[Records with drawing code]
-- START --

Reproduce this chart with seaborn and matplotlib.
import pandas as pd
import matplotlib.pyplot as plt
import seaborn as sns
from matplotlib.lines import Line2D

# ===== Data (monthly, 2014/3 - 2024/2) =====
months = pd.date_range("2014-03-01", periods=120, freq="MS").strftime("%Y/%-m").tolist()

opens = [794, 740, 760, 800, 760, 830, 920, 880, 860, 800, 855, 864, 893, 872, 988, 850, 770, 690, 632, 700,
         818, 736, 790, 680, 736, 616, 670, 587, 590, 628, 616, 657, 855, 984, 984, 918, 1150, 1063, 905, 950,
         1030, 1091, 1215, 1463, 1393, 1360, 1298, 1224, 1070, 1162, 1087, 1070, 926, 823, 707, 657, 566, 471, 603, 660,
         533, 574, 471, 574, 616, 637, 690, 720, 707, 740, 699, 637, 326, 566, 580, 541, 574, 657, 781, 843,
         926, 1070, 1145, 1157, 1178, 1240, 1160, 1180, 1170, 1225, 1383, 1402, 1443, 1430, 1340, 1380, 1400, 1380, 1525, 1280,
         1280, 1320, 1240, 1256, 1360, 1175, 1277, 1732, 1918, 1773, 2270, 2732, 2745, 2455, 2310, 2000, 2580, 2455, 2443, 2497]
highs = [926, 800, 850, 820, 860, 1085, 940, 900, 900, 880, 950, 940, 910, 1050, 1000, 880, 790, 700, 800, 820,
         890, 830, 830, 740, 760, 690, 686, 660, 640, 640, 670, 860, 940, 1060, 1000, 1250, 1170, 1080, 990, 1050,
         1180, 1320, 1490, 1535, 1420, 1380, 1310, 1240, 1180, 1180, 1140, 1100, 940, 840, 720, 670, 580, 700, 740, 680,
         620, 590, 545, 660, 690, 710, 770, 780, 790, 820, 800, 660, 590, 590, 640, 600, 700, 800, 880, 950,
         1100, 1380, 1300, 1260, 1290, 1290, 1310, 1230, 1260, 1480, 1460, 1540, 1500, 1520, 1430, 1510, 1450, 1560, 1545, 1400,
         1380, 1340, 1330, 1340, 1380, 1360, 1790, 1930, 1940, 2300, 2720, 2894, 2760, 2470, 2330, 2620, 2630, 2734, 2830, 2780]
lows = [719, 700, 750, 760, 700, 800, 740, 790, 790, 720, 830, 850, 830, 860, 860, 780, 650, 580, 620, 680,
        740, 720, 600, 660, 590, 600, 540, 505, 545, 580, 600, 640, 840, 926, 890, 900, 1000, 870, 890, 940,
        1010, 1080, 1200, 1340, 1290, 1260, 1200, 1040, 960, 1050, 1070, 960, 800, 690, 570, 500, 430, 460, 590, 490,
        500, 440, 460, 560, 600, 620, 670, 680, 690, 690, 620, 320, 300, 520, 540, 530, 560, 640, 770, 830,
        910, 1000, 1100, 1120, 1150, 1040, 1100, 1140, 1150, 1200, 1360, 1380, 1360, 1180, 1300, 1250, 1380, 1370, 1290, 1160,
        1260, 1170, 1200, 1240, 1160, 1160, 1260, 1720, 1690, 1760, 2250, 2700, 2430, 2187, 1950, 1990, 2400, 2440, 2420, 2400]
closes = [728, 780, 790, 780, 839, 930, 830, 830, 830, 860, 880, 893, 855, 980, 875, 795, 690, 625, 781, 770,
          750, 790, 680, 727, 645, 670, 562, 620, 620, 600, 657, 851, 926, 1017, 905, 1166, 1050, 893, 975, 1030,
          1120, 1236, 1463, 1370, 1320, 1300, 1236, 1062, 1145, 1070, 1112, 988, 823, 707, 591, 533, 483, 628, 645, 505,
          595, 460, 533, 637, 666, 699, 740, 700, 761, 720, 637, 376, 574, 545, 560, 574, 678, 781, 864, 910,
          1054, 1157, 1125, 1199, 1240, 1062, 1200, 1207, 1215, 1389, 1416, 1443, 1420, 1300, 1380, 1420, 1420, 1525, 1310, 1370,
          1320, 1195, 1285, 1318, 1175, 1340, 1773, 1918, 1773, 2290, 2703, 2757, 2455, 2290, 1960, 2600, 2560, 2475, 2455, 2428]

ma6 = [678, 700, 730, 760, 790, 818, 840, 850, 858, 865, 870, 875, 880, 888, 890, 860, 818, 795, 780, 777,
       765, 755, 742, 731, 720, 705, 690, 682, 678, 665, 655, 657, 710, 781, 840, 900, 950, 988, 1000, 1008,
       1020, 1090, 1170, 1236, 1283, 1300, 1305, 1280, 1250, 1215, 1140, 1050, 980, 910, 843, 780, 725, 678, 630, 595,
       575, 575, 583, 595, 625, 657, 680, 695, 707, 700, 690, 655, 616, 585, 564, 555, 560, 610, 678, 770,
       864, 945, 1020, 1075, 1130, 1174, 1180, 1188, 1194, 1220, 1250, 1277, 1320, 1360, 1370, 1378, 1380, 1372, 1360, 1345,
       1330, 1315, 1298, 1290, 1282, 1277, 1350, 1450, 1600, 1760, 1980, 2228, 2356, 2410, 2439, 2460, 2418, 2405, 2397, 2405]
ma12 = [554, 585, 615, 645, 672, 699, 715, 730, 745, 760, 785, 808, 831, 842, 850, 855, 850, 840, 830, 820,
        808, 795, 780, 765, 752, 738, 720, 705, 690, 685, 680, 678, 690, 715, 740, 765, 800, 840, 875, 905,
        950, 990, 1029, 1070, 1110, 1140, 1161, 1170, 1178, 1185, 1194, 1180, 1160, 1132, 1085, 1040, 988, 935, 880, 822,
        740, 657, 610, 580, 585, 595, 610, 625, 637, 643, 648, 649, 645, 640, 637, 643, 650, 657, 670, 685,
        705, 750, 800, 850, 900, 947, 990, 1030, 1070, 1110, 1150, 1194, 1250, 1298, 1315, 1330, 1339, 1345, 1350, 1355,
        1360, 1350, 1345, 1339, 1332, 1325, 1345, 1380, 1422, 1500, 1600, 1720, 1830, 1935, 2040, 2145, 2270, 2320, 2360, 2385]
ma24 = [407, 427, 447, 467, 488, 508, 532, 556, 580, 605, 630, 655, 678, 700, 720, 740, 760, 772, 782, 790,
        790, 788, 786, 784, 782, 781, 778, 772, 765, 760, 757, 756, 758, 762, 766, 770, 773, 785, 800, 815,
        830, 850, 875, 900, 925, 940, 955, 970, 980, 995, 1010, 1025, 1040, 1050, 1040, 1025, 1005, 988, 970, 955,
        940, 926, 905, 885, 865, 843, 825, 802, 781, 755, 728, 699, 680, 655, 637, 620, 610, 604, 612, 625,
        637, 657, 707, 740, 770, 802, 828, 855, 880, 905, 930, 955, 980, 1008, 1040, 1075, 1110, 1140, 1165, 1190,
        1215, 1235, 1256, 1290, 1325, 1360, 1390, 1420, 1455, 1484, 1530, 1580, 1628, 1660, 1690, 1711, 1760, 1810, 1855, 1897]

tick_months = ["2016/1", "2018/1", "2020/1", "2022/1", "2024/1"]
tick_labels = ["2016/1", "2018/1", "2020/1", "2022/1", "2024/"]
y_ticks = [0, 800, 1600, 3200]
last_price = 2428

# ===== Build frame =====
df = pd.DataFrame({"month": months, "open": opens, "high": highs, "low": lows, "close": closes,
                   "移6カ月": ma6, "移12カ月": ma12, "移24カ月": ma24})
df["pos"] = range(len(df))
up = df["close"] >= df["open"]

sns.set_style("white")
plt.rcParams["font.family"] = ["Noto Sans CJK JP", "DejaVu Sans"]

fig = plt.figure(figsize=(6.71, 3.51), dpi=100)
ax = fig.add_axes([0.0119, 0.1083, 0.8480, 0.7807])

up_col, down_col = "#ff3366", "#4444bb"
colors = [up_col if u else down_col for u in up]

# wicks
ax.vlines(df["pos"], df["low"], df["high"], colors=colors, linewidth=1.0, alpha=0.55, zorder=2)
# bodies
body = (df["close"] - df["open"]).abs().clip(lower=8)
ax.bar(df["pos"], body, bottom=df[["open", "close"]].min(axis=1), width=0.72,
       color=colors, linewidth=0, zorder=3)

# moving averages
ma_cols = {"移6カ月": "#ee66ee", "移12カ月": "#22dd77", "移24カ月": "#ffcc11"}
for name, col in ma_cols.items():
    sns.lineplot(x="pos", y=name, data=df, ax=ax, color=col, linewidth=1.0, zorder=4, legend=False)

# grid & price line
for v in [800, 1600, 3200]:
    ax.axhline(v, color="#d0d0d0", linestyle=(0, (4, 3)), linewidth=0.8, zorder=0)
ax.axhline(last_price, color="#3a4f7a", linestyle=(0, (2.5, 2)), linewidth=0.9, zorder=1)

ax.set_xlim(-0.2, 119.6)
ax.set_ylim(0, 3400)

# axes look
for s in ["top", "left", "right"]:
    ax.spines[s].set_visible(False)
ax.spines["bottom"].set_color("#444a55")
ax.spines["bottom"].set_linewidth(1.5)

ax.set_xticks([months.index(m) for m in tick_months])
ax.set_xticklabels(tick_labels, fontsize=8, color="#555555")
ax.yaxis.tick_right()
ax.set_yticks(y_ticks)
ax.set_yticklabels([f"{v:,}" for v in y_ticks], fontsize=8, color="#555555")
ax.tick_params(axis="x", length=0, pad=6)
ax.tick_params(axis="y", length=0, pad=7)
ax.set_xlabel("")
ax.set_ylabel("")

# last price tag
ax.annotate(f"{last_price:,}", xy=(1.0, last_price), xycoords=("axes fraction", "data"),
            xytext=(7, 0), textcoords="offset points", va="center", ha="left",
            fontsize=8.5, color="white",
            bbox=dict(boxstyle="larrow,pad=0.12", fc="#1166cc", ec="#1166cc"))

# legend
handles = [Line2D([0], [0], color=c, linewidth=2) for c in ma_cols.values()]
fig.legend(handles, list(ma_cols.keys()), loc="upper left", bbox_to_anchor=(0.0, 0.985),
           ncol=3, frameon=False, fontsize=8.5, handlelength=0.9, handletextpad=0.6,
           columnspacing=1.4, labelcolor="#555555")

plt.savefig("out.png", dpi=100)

-- END --
-- START --

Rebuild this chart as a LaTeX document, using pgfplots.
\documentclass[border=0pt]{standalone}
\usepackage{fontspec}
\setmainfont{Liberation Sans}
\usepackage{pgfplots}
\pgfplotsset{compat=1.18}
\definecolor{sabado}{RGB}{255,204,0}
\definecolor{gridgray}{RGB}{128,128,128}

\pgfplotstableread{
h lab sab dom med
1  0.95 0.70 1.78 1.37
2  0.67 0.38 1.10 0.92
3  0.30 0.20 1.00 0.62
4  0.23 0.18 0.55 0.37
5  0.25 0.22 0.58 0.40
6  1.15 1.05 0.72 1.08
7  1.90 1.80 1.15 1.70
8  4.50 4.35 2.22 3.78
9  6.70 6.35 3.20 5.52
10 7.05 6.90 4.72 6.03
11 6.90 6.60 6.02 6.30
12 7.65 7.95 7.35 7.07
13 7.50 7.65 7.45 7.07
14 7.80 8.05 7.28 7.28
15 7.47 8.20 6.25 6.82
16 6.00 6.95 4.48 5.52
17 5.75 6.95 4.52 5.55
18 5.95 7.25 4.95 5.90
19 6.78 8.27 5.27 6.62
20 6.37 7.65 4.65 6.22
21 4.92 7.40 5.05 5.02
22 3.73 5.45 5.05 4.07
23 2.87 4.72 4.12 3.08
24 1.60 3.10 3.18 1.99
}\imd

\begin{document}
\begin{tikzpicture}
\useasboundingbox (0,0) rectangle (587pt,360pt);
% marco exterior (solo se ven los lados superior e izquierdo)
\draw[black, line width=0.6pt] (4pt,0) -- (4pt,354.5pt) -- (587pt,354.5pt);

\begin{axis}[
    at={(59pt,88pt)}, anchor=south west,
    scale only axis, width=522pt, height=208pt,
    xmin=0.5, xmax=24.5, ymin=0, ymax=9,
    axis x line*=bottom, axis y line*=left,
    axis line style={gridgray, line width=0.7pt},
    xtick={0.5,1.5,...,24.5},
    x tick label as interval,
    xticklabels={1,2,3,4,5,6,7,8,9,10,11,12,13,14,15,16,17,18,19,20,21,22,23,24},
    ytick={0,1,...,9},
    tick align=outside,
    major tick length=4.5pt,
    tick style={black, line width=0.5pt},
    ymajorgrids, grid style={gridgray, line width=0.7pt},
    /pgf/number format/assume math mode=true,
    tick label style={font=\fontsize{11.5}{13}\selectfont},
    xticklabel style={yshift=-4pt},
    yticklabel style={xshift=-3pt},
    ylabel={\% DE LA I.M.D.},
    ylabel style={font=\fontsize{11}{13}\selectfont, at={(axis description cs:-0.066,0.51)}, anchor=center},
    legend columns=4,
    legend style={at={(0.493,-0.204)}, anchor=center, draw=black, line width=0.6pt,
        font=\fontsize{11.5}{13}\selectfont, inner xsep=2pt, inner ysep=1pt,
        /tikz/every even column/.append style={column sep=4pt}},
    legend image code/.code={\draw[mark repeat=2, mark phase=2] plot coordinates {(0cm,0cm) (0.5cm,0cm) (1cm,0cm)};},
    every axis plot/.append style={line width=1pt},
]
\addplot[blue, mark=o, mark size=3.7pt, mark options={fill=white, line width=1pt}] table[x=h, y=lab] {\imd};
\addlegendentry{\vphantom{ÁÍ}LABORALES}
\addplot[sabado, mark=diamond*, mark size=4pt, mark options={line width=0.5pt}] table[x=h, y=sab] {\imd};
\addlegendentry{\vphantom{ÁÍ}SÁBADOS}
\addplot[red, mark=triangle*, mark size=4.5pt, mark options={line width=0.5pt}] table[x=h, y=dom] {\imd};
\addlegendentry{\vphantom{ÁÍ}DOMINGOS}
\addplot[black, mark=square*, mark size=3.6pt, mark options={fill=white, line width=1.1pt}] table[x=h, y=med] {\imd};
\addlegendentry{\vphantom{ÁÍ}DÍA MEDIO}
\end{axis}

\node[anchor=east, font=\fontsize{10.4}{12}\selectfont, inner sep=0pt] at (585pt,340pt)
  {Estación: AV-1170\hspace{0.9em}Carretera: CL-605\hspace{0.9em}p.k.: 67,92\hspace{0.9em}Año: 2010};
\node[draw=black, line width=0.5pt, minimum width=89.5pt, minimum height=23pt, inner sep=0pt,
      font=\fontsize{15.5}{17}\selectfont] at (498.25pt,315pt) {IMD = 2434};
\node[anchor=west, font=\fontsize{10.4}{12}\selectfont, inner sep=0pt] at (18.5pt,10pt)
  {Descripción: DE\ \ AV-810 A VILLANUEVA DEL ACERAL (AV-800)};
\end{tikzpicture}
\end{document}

-- END --

Goal of the exercise :: Look through the material and copy each line that has "seaborn".

Full answer ::
Reproduce this chart with seaborn and matplotlib.
import seaborn as sns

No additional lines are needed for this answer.